4.9. Employ effective priority setting processes
Ideas to achieve this raised during the evaluation include:

    •    Prioritise threats and species at a bioregion or landscape level.
    •    Prioritise our actions and determine which are more important, for example:
              o Pests versus Fencing
              o Fencing versus Grazing
              o Captive breeding versus land acquisition.
    •    Promote asset Risk Analysis.
    •    Promote a VEAC/LCC type process for setting priorities for private land use/conservation
         “cumulative planning”.
    •    Develop tools and mechanism for making choices across biodiversity.
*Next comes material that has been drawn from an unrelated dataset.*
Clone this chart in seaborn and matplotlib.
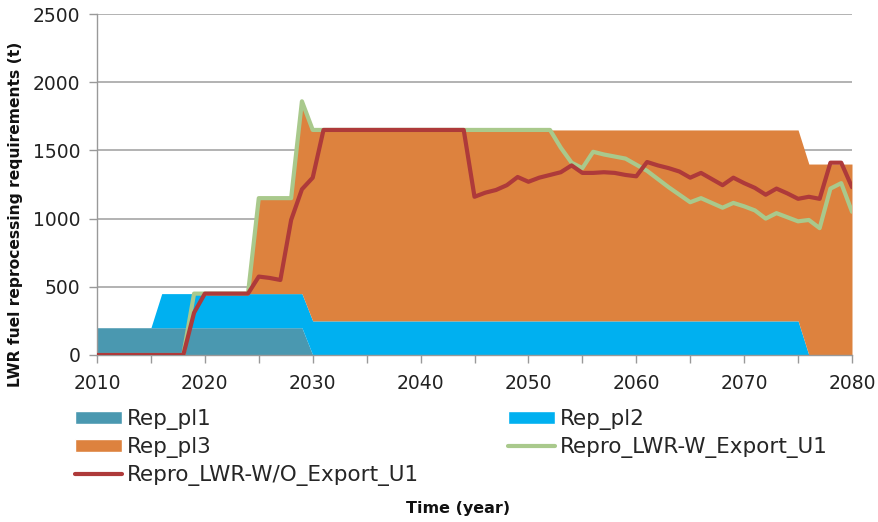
import matplotlib
matplotlib.use("Agg")
import matplotlib.pyplot as plt
import seaborn as sns
import pandas as pd
from matplotlib.patches import Patch
from matplotlib.lines import Line2D

years = list(range(2010, 2081))

rep_pl1 = [200, 200, 200, 200, 200, 200, 200, 200, 200, 200,   # 2010-2019
           200, 200, 200, 200, 200, 200, 200, 200, 200, 200,   # 2020-2029
           0, 0, 0, 0, 0, 0, 0, 0, 0, 0,                       # 2030-2039
           0, 0, 0, 0, 0, 0, 0, 0, 0, 0,                       # 2040-2049
           0, 0, 0, 0, 0, 0, 0, 0, 0, 0,                       # 2050-2059
           0, 0, 0, 0, 0, 0, 0, 0, 0, 0,                       # 2060-2069
           0, 0, 0, 0, 0, 0, 0, 0, 0, 0,                       # 2070-2079
           0]                                                  # 2080
rep_pl2 = [0, 0, 0, 0, 0, 0, 250, 250, 250, 250,
           250, 250, 250, 250, 250, 250, 250, 250, 250, 250,
           250, 250, 250, 250, 250, 250, 250, 250, 250, 250,
           250, 250, 250, 250, 250, 250, 250, 250, 250, 250,
           250, 250, 250, 250, 250, 250, 250, 250, 250, 250,
           250, 250, 250, 250, 250, 250, 250, 250, 250, 250,
           250, 250, 250, 250, 250, 250, 0, 0, 0, 0,
           0]
rep_pl3 = [0, 0, 0, 0, 0, 0, 0, 0, 0, 0,
           0, 0, 0, 0, 0, 700, 700, 700, 700, 1400,
           1400, 1400, 1400, 1400, 1400, 1400, 1400, 1400, 1400, 1400,
           1400, 1400, 1400, 1400, 1400, 1400, 1400, 1400, 1400, 1400,
           1400, 1400, 1400, 1400, 1400, 1400, 1400, 1400, 1400, 1400,
           1400, 1400, 1400, 1400, 1400, 1400, 1400, 1400, 1400, 1400,
           1400, 1400, 1400, 1400, 1400, 1400, 1400, 1400, 1400, 1400,
           1400]
repro_w_export = [0, 0, 0, 0, 0, 0, 0, 0, 0, 450,
                  450, 450, 450, 450, 450, 1150, 1150, 1150, 1150, 1860,
                  1650, 1650, 1650, 1650, 1650, 1650, 1650, 1650, 1650, 1650,
                  1650, 1650, 1650, 1650, 1650, 1650, 1650, 1650, 1650, 1650,
                  1650, 1650, 1650, 1520, 1410, 1370, 1490, 1470, 1455, 1440,
                  1395, 1350, 1290, 1230, 1175, 1120, 1150, 1115, 1080, 1115,
                  1090, 1060, 1000, 1040, 1010, 980, 990, 930, 1220, 1260,
                  1050]
repro_wo_export = [0, 0, 0, 0, 0, 0, 0, 0, 0, 310,
                   450, 450, 450, 450, 450, 575, 565, 550, 990, 1215,
                   1300, 1650, 1650, 1650, 1650, 1650, 1650, 1650, 1650, 1650,
                   1650, 1650, 1650, 1650, 1650, 1160, 1190, 1210, 1245, 1305,
                   1270, 1300, 1320, 1340, 1390, 1335, 1335, 1340, 1335, 1320,
                   1310, 1415, 1390, 1370, 1345, 1300, 1335, 1290, 1245, 1300,
                   1260, 1225, 1175, 1220, 1185, 1145, 1160, 1145, 1410, 1410,
                   1230]

area_labels = ["Rep_pl1", "Rep_pl2", "Rep_pl3"]
line_labels = ["Repro_LWR-W_Export_U1", "Repro_LWR-W/O_Export_U1"]
x_ticks = [2010, 2020, 2030, 2040, 2050, 2060, 2070, 2080]
y_ticks = [0, 500, 1000, 1500, 2000, 2500]

c_pl1 = "#4A98B0"
c_pl2 = "#00B0F0"
c_pl3 = "#DD823E"
c_w = "#A9C98C"
c_wo = "#AE3A3A"

sns.set_theme(style="white")
plt.rcParams["font.family"] = ["DejaVu Sans"]

fig = plt.figure(figsize=(8.79, 5.22), dpi=100)
ax = fig.add_axes([97 / 879, 1 - 355 / 522, (852 - 97) / 879, (355 - 14) / 522])

ax.stackplot(years, rep_pl1, rep_pl2, rep_pl3,
             colors=[c_pl1, c_pl2, c_pl3], linewidth=0, zorder=2)

df = pd.DataFrame({"year": years, line_labels[0]: repro_w_export,
                   line_labels[1]: repro_wo_export})
sns.lineplot(data=df, x="year", y=line_labels[0], color=c_w, linewidth=3.0,
             ax=ax, zorder=3)
sns.lineplot(data=df, x="year", y=line_labels[1], color=c_wo, linewidth=3.0,
             ax=ax, zorder=4)

ax.set_xlim(2010, 2080)
ax.set_ylim(0, 2500)
ax.set_xticks(x_ticks)
ax.set_xticks(list(range(2010, 2081, 5)), minor=True)
ax.set_yticks(y_ticks)
ax.set_xticklabels([str(v) for v in x_ticks], fontsize=13.5, color="#222222")
ax.set_yticklabels([str(v) for v in y_ticks], fontsize=13.5, color="#222222")
ax.tick_params(axis="x", which="both", direction="out", length=6, width=1,
               color="#999999", bottom=True, pad=8)
ax.tick_params(axis="y", direction="out", length=6, width=1,
               color="#999999", left=True, pad=6)
ax.grid(axis="y", color="#A6A6A6", linewidth=1.2, zorder=0)
ax.set_axisbelow(True)
for s in ["top", "right"]:
    ax.spines[s].set_visible(False)
for s in ["left", "bottom"]:
    ax.spines[s].set_color("#999999")
    ax.spines[s].set_linewidth(1)
ax.set_xlabel("")
ax.set_ylabel("LWR fuel reprocessing requirements (t)", fontsize=11.2,
              fontweight="bold", color="#111111",
              family=["Liberation Sans Narrow", "DejaVu Sans"])
ax.yaxis.set_label_coords(-74 / 755, (355 - 214) / 341)

fig.text(458 / 879, 1 - 508 / 522, "Time (year)", ha="center", va="center",
         fontsize=11.5, fontweight="bold", color="#111111")

h_pl1 = Patch(facecolor=c_pl1, label=area_labels[0])
h_pl2 = Patch(facecolor=c_pl2, label=area_labels[1])
h_pl3 = Patch(facecolor=c_pl3, label=area_labels[2])
h_w = Line2D([], [], color=c_w, linewidth=3, label=line_labels[0])
h_wo = Line2D([], [], color=c_wo, linewidth=3, label=line_labels[1])

leg_kw = dict(loc="upper left", frameon=False, fontsize=15.5, borderpad=0,
              borderaxespad=0, handlelength=2.2, handletextpad=0.2,
              labelspacing=0.33, handleheight=0.6)
leg1 = fig.legend(handles=[h_pl1, h_pl3, h_wo],
                  bbox_to_anchor=(75 / 879, 1 - 409 / 522), **leg_kw)
leg2 = fig.legend(handles=[h_pl2, h_w],
                  bbox_to_anchor=(508 / 879, 1 - 409 / 522), **leg_kw)

fig.savefig("out.png", dpi=100)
4.10. Invest in research, mapping and data integration
Ideas to achieve this raised during the evaluation include:

    •    Create an effective system for generating, storing and using relevant data – data integration!
    •    Develop a research strategy. Identification of research and knowledge gaps. Develop a priority
         list of where to target information gaps.
    •    Develop a framework around research into biodiversity and climate change impacts.
    •    Map all private land in Victoria to identify priorities for regeneration/restoration and incorporate
         in RCSs & Local Government Association plans.
    •    Including EVC modelling with climate change.
    •    Develop spatially explicit maps to identify priorities for production, conservation and
         restoration, for example scattered woodlands suitable for regeneration.
    •    Create new display data improved monitoring of biodiversity: long-term, bench marked (not just
         vegetation).
    •    Ensure data is accessible.
    •    Establish a baseline to assist in monitoring trends.
    •    Monitoring threats.
    •    Create a stock-take of what is happening at the CMA and local levels in terms of service
         delivery.

5. Arrangements to monitor, review and report on progress
Specific proposals to consider for this recommendation include:

    •    Develop an evaluation framework.
    •    Develop means to maintain a revised strategy as a “living document” (updated →
         regional/sectoral sections updated as pre requisite of all new relevant subsequent strategies
         and plans).
    •    Effective monitoring, evaluation, reporting and improvement frameworks, using existing
         systems where possible.
    •    Ensure high-level transparency and accountability for implementation of the revised strategy.